Aim » Repeat the material below word for word and leave out all pictures.
-- Start Data provided --
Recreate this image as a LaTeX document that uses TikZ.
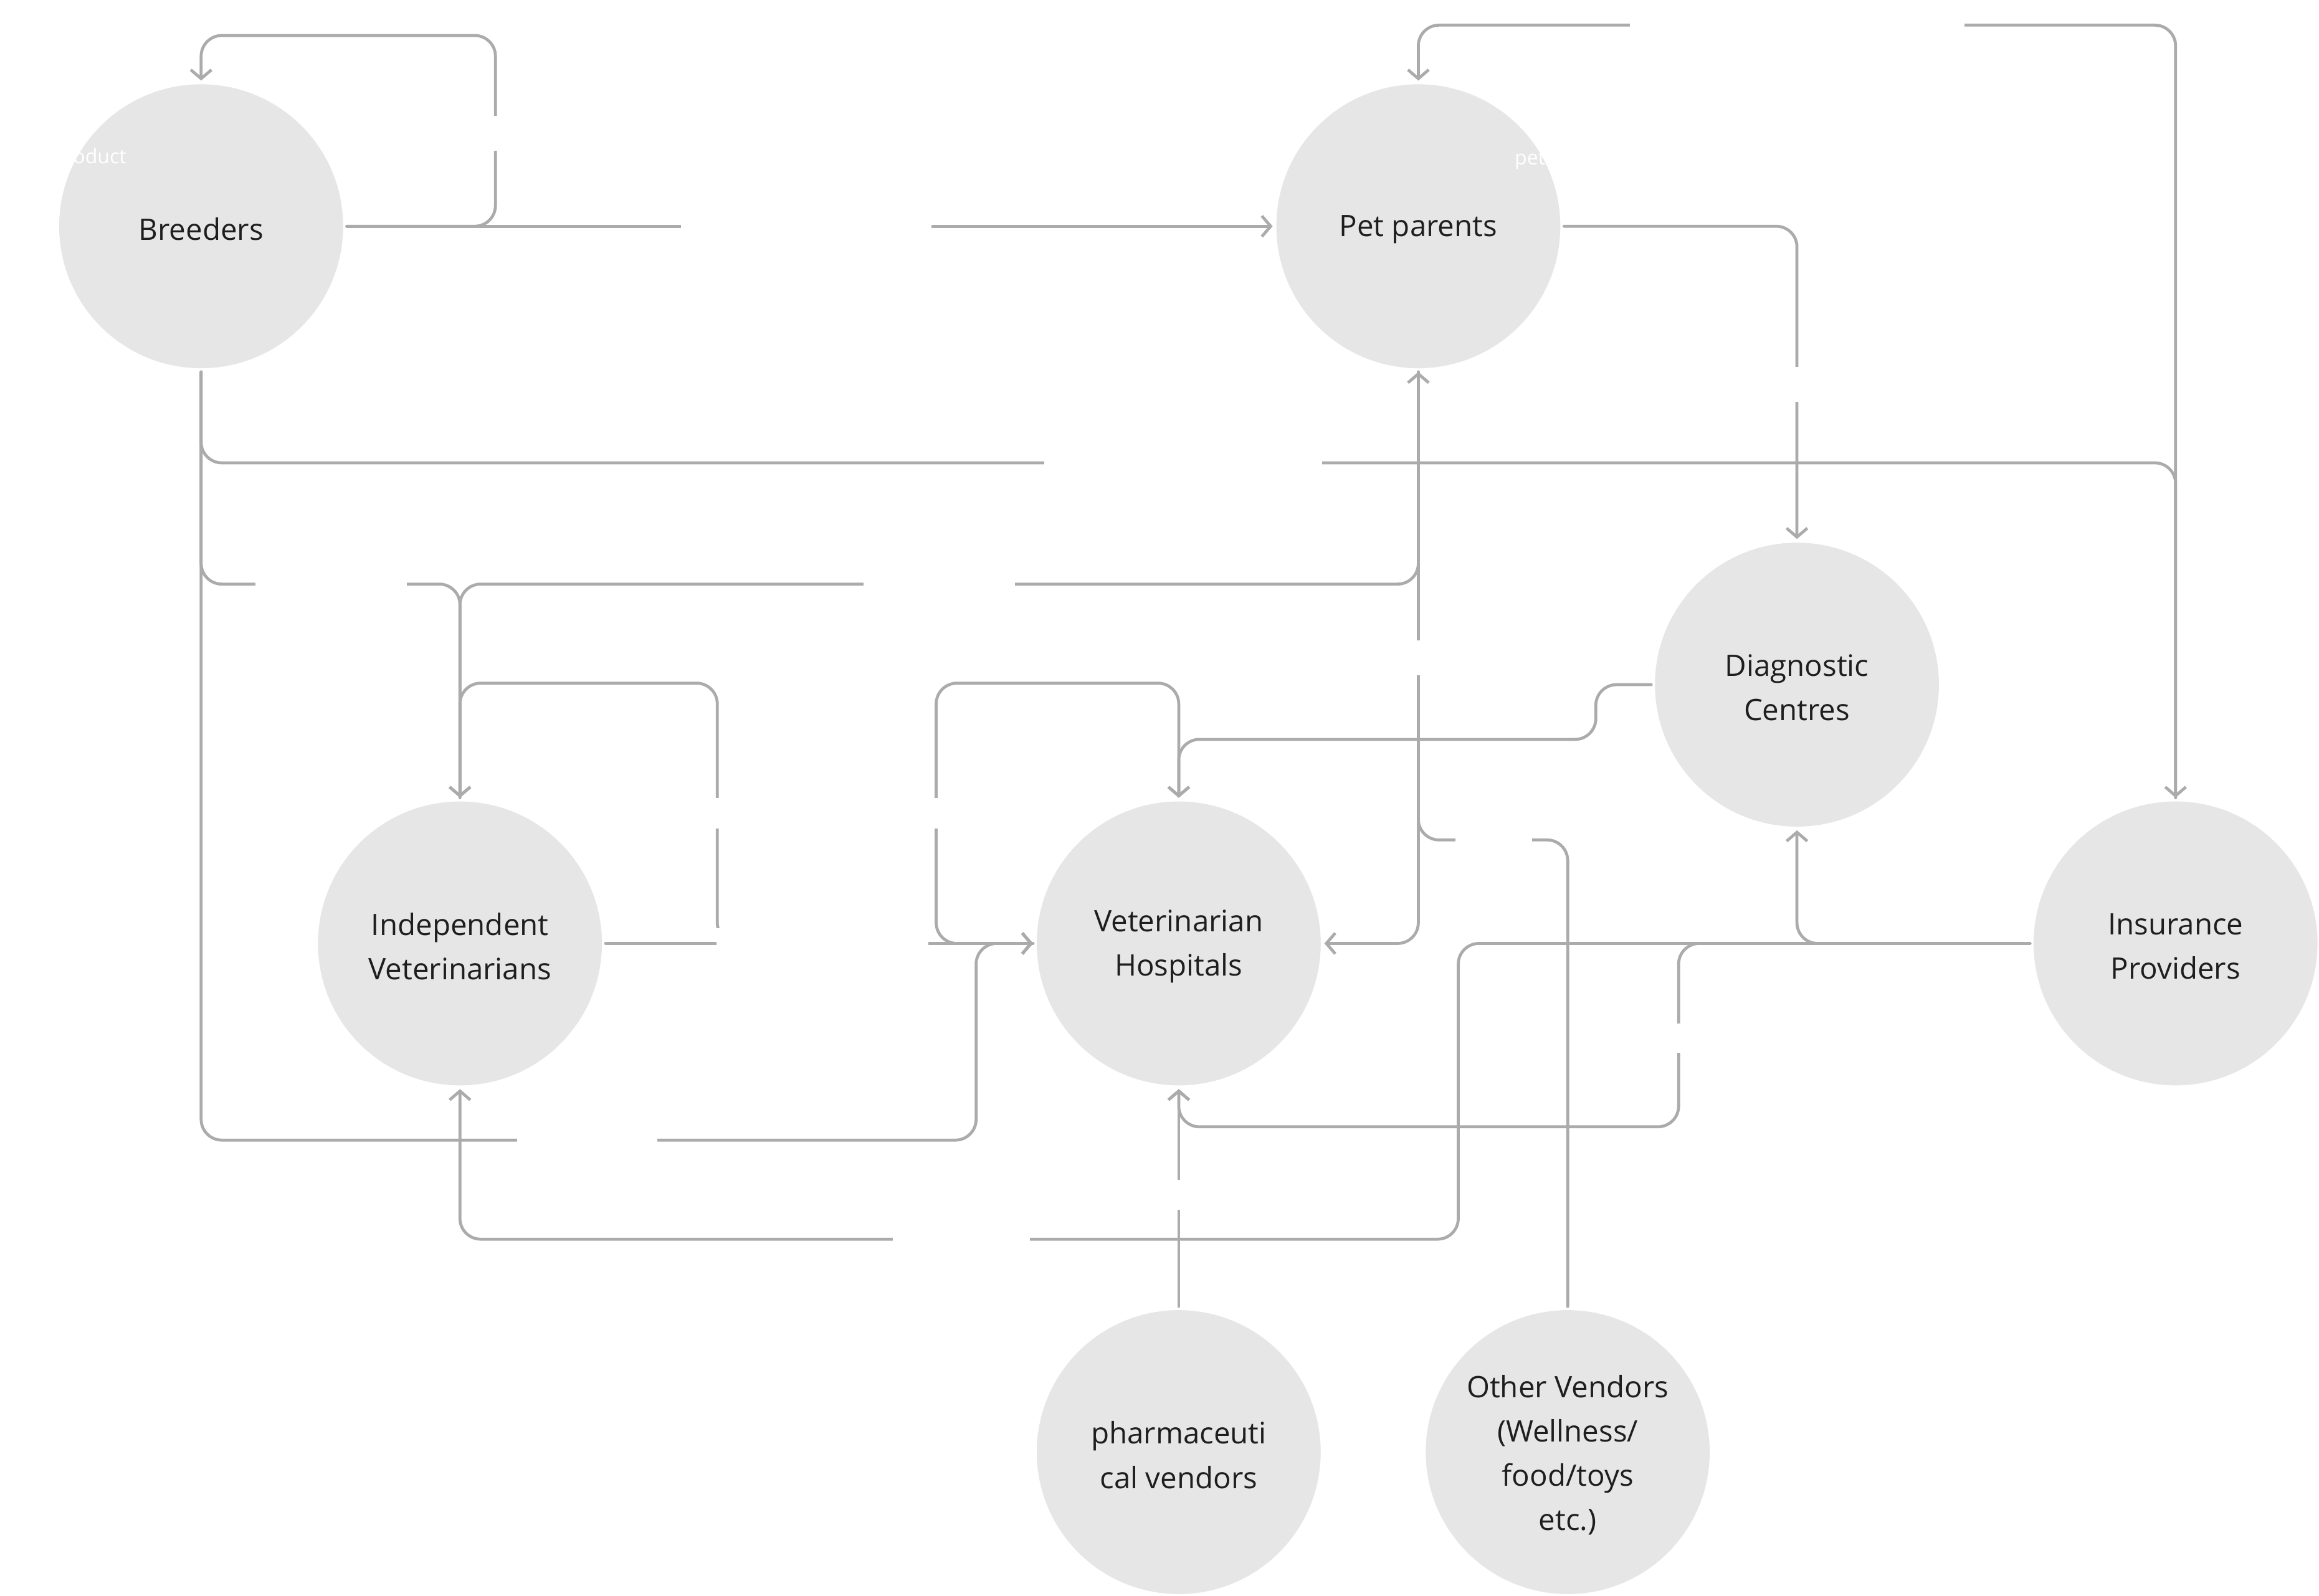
\documentclass[tikz,border=0pt]{standalone}
\usepackage{fontspec}
\setmainfont{Open Sans}
\usetikzlibrary{arrows.meta}
\definecolor{edgegray}{HTML}{ABABAB}
\definecolor{nodegray}{HTML}{E6E6E6}
\definecolor{txtcol}{HTML}{1E1E1E}
\begin{document}
\begin{tikzpicture}[x=1pt,y=-1pt,
  actor/.style={circle,fill=nodegray,minimum size=192pt,inner sep=0pt,outer sep=2.5pt,align=center,
    font=\fontsize{20}{30}\selectfont,text=txtcol},
  lowtext/.style={label={[text=txtcol,font=\fontsize{20}{30}\selectfont,align=center,yshift=-2pt]center:#1}},
  link/.style={draw=edgegray,line width=2pt,rounded corners=14pt,line cap=round},
  arr/.style={-{Straight Barb[length=6pt,width=14pt]}},
  lbl/.style={fill=white,text=white,font=\fontsize{13.5}{16}\selectfont,inner sep=5pt},
  note/.style={text=white,font=\fontsize{13.5}{16}\selectfont,inner sep=0pt}
]
\useasboundingbox[fill=white] (0,0) rectangle (1568,1079.3);

% actors
\node[actor,lowtext={Breeders}] (br) at (136,153) {};
\node[actor,lowtext={Pet parents}] (pp) at (959,153) {};
\node[actor,lowtext={Diagnostic\\Centres}] (dc) at (1215,463) {};
\node[actor,lowtext={Independent\\Veterinarians}] (iv) at (311,638) {};
\node[actor,lowtext={Veterinarian\\Hospitals}] (vh) at (797,638) {};
\node[actor,lowtext={Insurance\\Providers}] (ip) at (1471,638) {};
\node[actor,lowtext={pharmaceuti\\cal vendors}] (ph) at (797,982) {};
\node[actor,lowtext={Other Vendors\\(Wellness/\\food/toys\\etc.)}] (ov) at (1060,982) {};

% helper coordinates
\coordinate (bloopR) at (335,153);
\coordinate (bloopT) at (335,24);
\coordinate (bloopL) at (136,24);
\coordinate (b313) at (136,313);
\coordinate (i313) at (1471,313);
\coordinate (b395) at (136,395);
\coordinate (iv395) at (311,395);
\coordinate (b771) at (136,771);
\coordinate (h771) at (660,771);
\coordinate (h638) at (660,638);
\coordinate (itop) at (1471,17);
\coordinate (ptop) at (959,17);
\coordinate (p153) at (1215,153);
\coordinate (p638) at (959,638);
\coordinate (p395) at (959,395);
\coordinate (o568) at (1060,568);
\coordinate (p568) at (959,568);
\coordinate (ivl1) at (311,462);
\coordinate (ivl2) at (485,462);
\coordinate (ivl3) at (485,638);
\coordinate (hl0) at (633,638);
\coordinate (hl1) at (633,462);
\coordinate (hl2) at (797,462);
\coordinate (d1) at (1079,463);
\coordinate (d2) at (1079,500);
\coordinate (d3) at (797,500);
\coordinate (i1) at (1215,638);
\coordinate (i2) at (1135,638);
\coordinate (i3) at (1135,762);
\coordinate (i4) at (797,762);
\coordinate (i5) at (986,638);
\coordinate (i6) at (986,838);
\coordinate (i7) at (311,838);

% connectors
\draw[link,arr] (br.east) -- (bloopR) -- (bloopT) -- (bloopL) -- (br.north);
\draw[link,arr] (br.east) -- (pp.west);
\draw[link,arr] (br.south) -- (b313) -- (i313) -- (ip.north);
\draw[link,arr] (br.south) -- (b395) -- (iv395) -- (iv.north);
\draw[link,arr] (br.south) -- (b771) -- (h771) -- (h638) -- (vh.west);
\draw[link,arr] (ip.north) -- (itop) -- (ptop) -- (pp.north);
\draw[link,arr] (pp.east) -- (p153) -- (dc.north);
\draw[link,arr] (pp.south) -- (p638) -- (vh.east);
\draw[link,arr] (pp.south) -- (p395) -- (iv395) -- (iv.north);
\draw[link,arr] (ov.north) -- (o568) -- (p568) -- (pp.south);
\draw[link,arr] (iv.north) -- (ivl1) -- (ivl2) -- (ivl3) -- (vh.west);
\draw[link,arr] (iv.east) -- (vh.west);
\draw[link,arr] (vh.west) -- (hl0) -- (hl1) -- (hl2) -- (vh.north);
\draw[link,arr] (dc.west) -- (d1) -- (d2) -- (d3) -- (vh.north);
\draw[link,arr] (ip.west) -- (i1) -- (dc.south);
\draw[link,arr] (ip.west) -- (i2) -- (i3) -- (i4) -- (vh.south);
\draw[link,arr] (ip.west) -- (i5) -- (i6) -- (i7) -- (iv.south);
\draw[link,arr] (ph.north) -- (vh.south);

% labels
\node[lbl] (l1) at (336,90) {Breeding/adoption portal};
\node[lbl] (l2) at (545,153) {Breeding/adoption portal};
\node[lbl] (l3) at (800,313) {Breeding Insurance provider};
\node[lbl] (l4) at (224,395) {Practo for pets};
\node[lbl] (l5) at (635,395) {Practo for pets};
\node[lbl] (l6) at (1215,17) {General/niche insurance providers};
\node[lbl] (l7) at (1215,260) {Clumax for pets};
\node[lbl] (l8) at (960,445) {Practo for pets};
\node[lbl] (l9) at (1010,568) {B2B2C};
\node[lbl] (l10) at (485,550) {Data Transfer Service};
\node[lbl] (l11) at (633,550) {Data Transfer Service};
\node[lbl] (l12) at (556,638) {Data Transfer Service};
\node[lbl] (l13) at (1135,702) {Insurance};
\node[lbl] (l14) at (397,771) {Data Transfer};
\node[lbl] (l15) at (795,808) {Data Transfer Service};
\node[lbl] (l16) at (650,838) {Claim service};
\node[note] (n1) at (43,107) {pet = product};
\node[note] (n2) at (1061,108) {pet = family};
\end{tikzpicture}
\end{document}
-- End Data provided --
Finished answer »
Recreate this image as a LaTeX document that uses TikZ.
\documentclass[tikz,border=0pt]{standalone}
\usepackage{fontspec}
\setmainfont{Open Sans}
\usetikzlibrary{arrows.meta}
\definecolor{edgegray}{HTML}{ABABAB}
\definecolor{nodegray}{HTML}{E6E6E6}
\definecolor{txtcol}{HTML}{1E1E1E}
\begin{document}
\begin{tikzpicture}[x=1pt,y=-1pt,
  actor/.style={circle,fill=nodegray,minimum size=192pt,inner sep=0pt,outer sep=2.5pt,align=center,
    font=\fontsize{20}{30}\selectfont,text=txtcol},
  lowtext/.style={label={[text=txtcol,font=\fontsize{20}{30}\selectfont,align=center,yshift=-2pt]center:#1}},
  link/.style={draw=edgegray,line width=2pt,rounded corners=14pt,line cap=round},
  arr/.style={-{Straight Barb[length=6pt,width=14pt]}},
  lbl/.style={fill=white,text=white,font=\fontsize{13.5}{16}\selectfont,inner sep=5pt},
  note/.style={text=white,font=\fontsize{13.5}{16}\selectfont,inner sep=0pt}
]
\useasboundingbox[fill=white] (0,0) rectangle (1568,1079.3);

% actors
\node[actor,lowtext={Breeders}] (br) at (136,153) {};
\node[actor,lowtext={Pet parents}] (pp) at (959,153) {};
\node[actor,lowtext={Diagnostic\\Centres}] (dc) at (1215,463) {};
\node[actor,lowtext={Independent\\Veterinarians}] (iv) at (311,638) {};
\node[actor,lowtext={Veterinarian\\Hospitals}] (vh) at (797,638) {};
\node[actor,lowtext={Insurance\\Providers}] (ip) at (1471,638) {};
\node[actor,lowtext={pharmaceuti\\cal vendors}] (ph) at (797,982) {};
\node[actor,lowtext={Other Vendors\\(Wellness/\\food/toys\\etc.)}] (ov) at (1060,982) {};

% helper coordinates
\coordinate (bloopR) at (335,153);
\coordinate (bloopT) at (335,24);
\coordinate (bloopL) at (136,24);
\coordinate (b313) at (136,313);
\coordinate (i313) at (1471,313);
\coordinate (b395) at (136,395);
\coordinate (iv395) at (311,395);
\coordinate (b771) at (136,771);
\coordinate (h771) at (660,771);
\coordinate (h638) at (660,638);
\coordinate (itop) at (1471,17);
\coordinate (ptop) at (959,17);
\coordinate (p153) at (1215,153);
\coordinate (p638) at (959,638);
\coordinate (p395) at (959,395);
\coordinate (o568) at (1060,568);
\coordinate (p568) at (959,568);
\coordinate (ivl1) at (311,462);
\coordinate (ivl2) at (485,462);
\coordinate (ivl3) at (485,638);
\coordinate (hl0) at (633,638);
\coordinate (hl1) at (633,462);
\coordinate (hl2) at (797,462);
\coordinate (d1) at (1079,463);
\coordinate (d2) at (1079,500);
\coordinate (d3) at (797,500);
\coordinate (i1) at (1215,638);
\coordinate (i2) at (1135,638);
\coordinate (i3) at (1135,762);
\coordinate (i4) at (797,762);
\coordinate (i5) at (986,638);
\coordinate (i6) at (986,838);
\coordinate (i7) at (311,838);

% connectors
\draw[link,arr] (br.east) -- (bloopR) -- (bloopT) -- (bloopL) -- (br.north);
\draw[link,arr] (br.east) -- (pp.west);
\draw[link,arr] (br.south) -- (b313) -- (i313) -- (ip.north);
\draw[link,arr] (br.south) -- (b395) -- (iv395) -- (iv.north);
\draw[link,arr] (br.south) -- (b771) -- (h771) -- (h638) -- (vh.west);
\draw[link,arr] (ip.north) -- (itop) -- (ptop) -- (pp.north);
\draw[link,arr] (pp.east) -- (p153) -- (dc.north);
\draw[link,arr] (pp.south) -- (p638) -- (vh.east);
\draw[link,arr] (pp.south) -- (p395) -- (iv395) -- (iv.north);
\draw[link,arr] (ov.north) -- (o568) -- (p568) -- (pp.south);
\draw[link,arr] (iv.north) -- (ivl1) -- (ivl2) -- (ivl3) -- (vh.west);
\draw[link,arr] (iv.east) -- (vh.west);
\draw[link,arr] (vh.west) -- (hl0) -- (hl1) -- (hl2) -- (vh.north);
\draw[link,arr] (dc.west) -- (d1) -- (d2) -- (d3) -- (vh.north);
\draw[link,arr] (ip.west) -- (i1) -- (dc.south);
\draw[link,arr] (ip.west) -- (i2) -- (i3) -- (i4) -- (vh.south);
\draw[link,arr] (ip.west) -- (i5) -- (i6) -- (i7) -- (iv.south);
\draw[link,arr] (ph.north) -- (vh.south);

% labels
\node[lbl] (l1) at (336,90) {Breeding/adoption portal};
\node[lbl] (l2) at (545,153) {Breeding/adoption portal};
\node[lbl] (l3) at (800,313) {Breeding Insurance provider};
\node[lbl] (l4) at (224,395) {Practo for pets};
\node[lbl] (l5) at (635,395) {Practo for pets};
\node[lbl] (l6) at (1215,17) {General/niche insurance providers};
\node[lbl] (l7) at (1215,260) {Clumax for pets};
\node[lbl] (l8) at (960,445) {Practo for pets};
\node[lbl] (l9) at (1010,568) {B2B2C};
\node[lbl] (l10) at (485,550) {Data Transfer Service};
\node[lbl] (l11) at (633,550) {Data Transfer Service};
\node[lbl] (l12) at (556,638) {Data Transfer Service};
\node[lbl] (l13) at (1135,702) {Insurance};
\node[lbl] (l14) at (397,771) {Data Transfer};
\node[lbl] (l15) at (795,808) {Data Transfer Service};
\node[lbl] (l16) at (650,838) {Claim service};
\node[note] (n1) at (43,107) {pet = product};
\node[note] (n2) at (1061,108) {pet = family};
\end{tikzpicture}
\end{document}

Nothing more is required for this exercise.